Os presidentes de empresas do Brasil já perceberam que o adiamento dessas perguntas e respostas acaba gerando distúrbios do sono, problemas na família e assim por diante. No entanto, talvez lhes falte enxergar-se como seres humanos, com deveres e, também, com direitos.

É inegável que precisam descobrir-se. Se for necessário, que contratem um “detetive” para ajudá-los nessa aventura, como Hercule Poirot, personagem da escritora inglesa Agatha Christie, cuja obra-prima segundo a crítica internacional é o livro que dá título a este artigo. Um processo de fora para dentro não resolverá; eles têm de resgatar a si mesmos. Nunca é tarde demais. Que deixem o pano cair.

Fonte: O artigo foi publicado na revista HSM por Mariá Giuliese, com base em pesquisa realizada por ela e Léo Bruno entre 2006 e 2007.

Quem são os executivos pesquisados

Dos 40 participantes da pesquisa, 92% encontram-se casados e 85% têm filhos. Predominam os profissionais na faixa de 51 a 60 anos de idade (56%), 41% têm entre 41 e 50 anos e 3%, entre 31 e 40 anos. Todos possuem pós-graduação latu sensu, experiência internacional e inglês fluente, e 77% também se comunicam em espanhol. Na formação profissional básica, 54% são engenheiros.

A maioria dos executivos (51%) já atuou em, no mínimo, quatro empresas, registrando mais de oito anos na função de principal gestor. Entre as organizações que presidem atualmente, 65% são multinacionais e 35% de capital nacional –58% da área industrial, 25% do setor de serviços e 17% de outros ramos. Em 40% dos casos, as companhias apresentam vendas anuais superiores a US$ 1 bilhão; das restantes, metade fatura entre US$ 100 milhões e US$ 1 bilhão, e a outra metade, menos de US$ 100 milhões.
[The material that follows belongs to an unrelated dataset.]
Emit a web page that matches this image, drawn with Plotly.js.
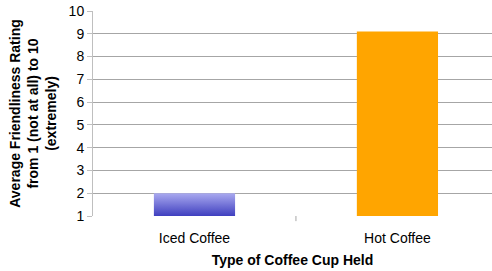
<!DOCTYPE html>
<html><head><meta charset="utf-8">
<script src="https://cdn.plot.ly/plotly-3.0.1.min.js"></script>
<style>html,body{margin:0;padding:0;background:#fff;}#c{width:492px;height:271px;}</style>
</head><body><div id="c"></div>
<script>
const categories = ["Iced Coffee", "Hot Coffee"];
const ratings = [2.0, 9.1];
const barColors = ["#6e6ed8", "#ffa500"];
const yTicks = [1,2,3,4,5,6,7,8,9,10];

const trace = {
  type: "bar", x: [0, 1], y: ratings.map(v => v - 1), base: 1,
  marker: {color: barColors, line: {width: 0}},
  width: 0.4, hoverinfo: "none"
};
const layout = {
  width: 492, height: 271,
  margin: {l: 93, r: 0, t: 11, b: 55},
  paper_bgcolor: "#fff", plot_bgcolor: "#fff",
  font: {family: "Liberation Sans, Arial, sans-serif", size: 14, color: "#000"},
  showlegend: false,
  xaxis: {
    range: [-0.5, 1.466], tickmode: "array", tickvals: [0, 1], ticktext: categories,
    showgrid: false, zeroline: false, showline: false,
    ticks: "", tickfont: {size: 14}, ticklabelstandoff: 12,
    title: {text: "<b>Type of Coffee Cup Held</b>", font: {size: 14}, standoff: 10}
  },
  yaxis: {
    range: [1, 10], tickmode: "array", tickvals: yTicks,
    showgrid: true, gridcolor: "#a6a6a6", gridwidth: 1,
    showline: true, linecolor: "#bfbfbf", ticks: "outside", ticklen: 5, tickcolor: "#bfbfbf",
    zeroline: false, tickfont: {size: 14},
    title: {text: "<b>Average Friendliness Rating<br>from 1 (not at all) to 10<br>(extremely)</b>", font: {size: 14}, standoff: 8}
  },
  shapes: [
    {type: "line", xref: "x", yref: "paper", x0: 0.5, x1: 0.5, y0: 0, y1: -0.025, line: {color: "#a6a6a6", width: 1}}
  ]
};
Plotly.newPlot("c", [trace], layout, {staticPlot: true}).then(() => {
  const svg = document.querySelector("#c svg.main-svg");
  const ns = "http://www.w3.org/2000/svg";
  let defs = svg.querySelector("defs");
  if (!defs) { defs = document.createElementNS(ns, "defs"); svg.insertBefore(defs, svg.firstChild); }
  const g = document.createElementNS(ns, "linearGradient");
  g.setAttribute("id", "icedGrad"); g.setAttribute("x1", "0"); g.setAttribute("y1", "0"); g.setAttribute("x2", "0"); g.setAttribute("y2", "1");
  [["0", "#aaaaf0"], ["1", "#3f3fbf"]].forEach(([o, c]) => {
    const s = document.createElementNS(ns, "stop"); s.setAttribute("offset", o); s.setAttribute("stop-color", c); g.appendChild(s);
  });
  defs.appendChild(g);
  const bars = document.querySelectorAll("#c .bars .point path");
  if (bars[0]) bars[0].style.fill = "url(#icedGrad)";
});
</script></body></html>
Ênfase no marketing pessoal

Dos presidentes entrevistados, 73% recorrem a outras pessoas para gerenciar sua carreira (consultores, pares etc.); 31% o fazem com freqüência mensal e 41%, de modo formal. Os que despendem uma hora de sua disputada agenda nesse tipo de aconselhamento de carreira somam 38%.

Um total de 69% afirma fazer gestão pessoal da própria imagem. Nota-se grande preocupação com a imagem projetada no mercado ao público externo, concorrentes, clientes e, principalmente, mídia. Para cuidar do assunto, 25% dizem contar com assessoria de imprensa e diretoria de comunicações e 20% afirmam que é preciso sempre atender a mídia, querem ser consultados freqüentemente e ficam muito aborrecidos quando um importante veículo fala de assunto de seu domínio e não toma seu depoimento. Mas a maioria (55%) se declara reservada e cuidadosa no relacionamento com jornalistas e repórteres.